Effective and scalable modelling of existing non-domestic buildings with radiator system under uncertainty
Published in Journal of Building Performance Simulation, 2020
Qi Li, Ruchi Choudhary, Yeonsook Heo, Godfried Augenbroe
Consider, for example, the case of large non-domestic buildings with radiator systems. Radiator heating is the most common type of hydronic heating system used in European non-domestic buildings. Radiator systems can have a considerable amount of heat delivered through radiant heat exchange with enclosing surfaces and internal objects (Sarbu and Sebarchievici 2016). Thus, the net heat delivery is more sensitive to the actual space layout and surface temperatures (Wallentén 2001). In addition, each radiator can generally be controlled individually via a thermostatic radiator valve (TRV), which modulates the radiator’s emitted heat based on a combination of user settings and local ambient air temperature.
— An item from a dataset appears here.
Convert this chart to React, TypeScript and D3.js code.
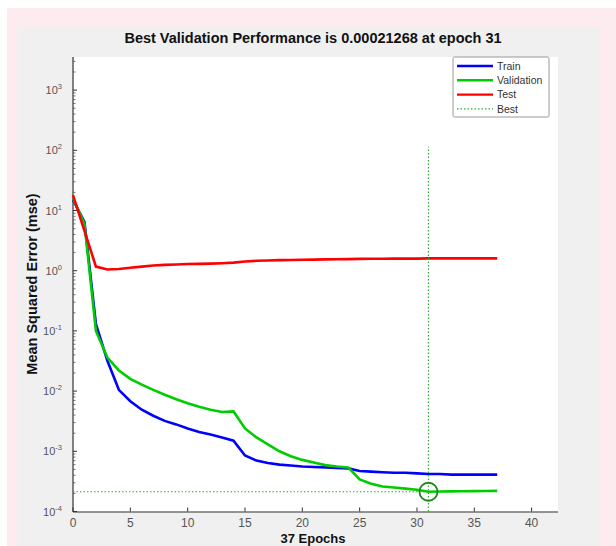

This autonomous and granular control strengthens the thermal coupling between radiator and its space, and as a result, enables large variations in user settings and resulted temperatures and heat balance across different spaces in a building. Therefore, detailed characterization of heat transfer phenomena and control mechanisms at individual space level becomes necessary. In addition, such detailed characterizations are critical for uncertainties to be accurately estimated and propagated into outputs of the entire building’s model through a bottom-up approach, as data that supports uncertainty quantification at aggregated levels are often not available. However, it becomes prohibitive to perform such detailed characterizations for large non-domestic buildings comprising hundreds of spaces because of the time cost of model setup and computational expense of the simulation model.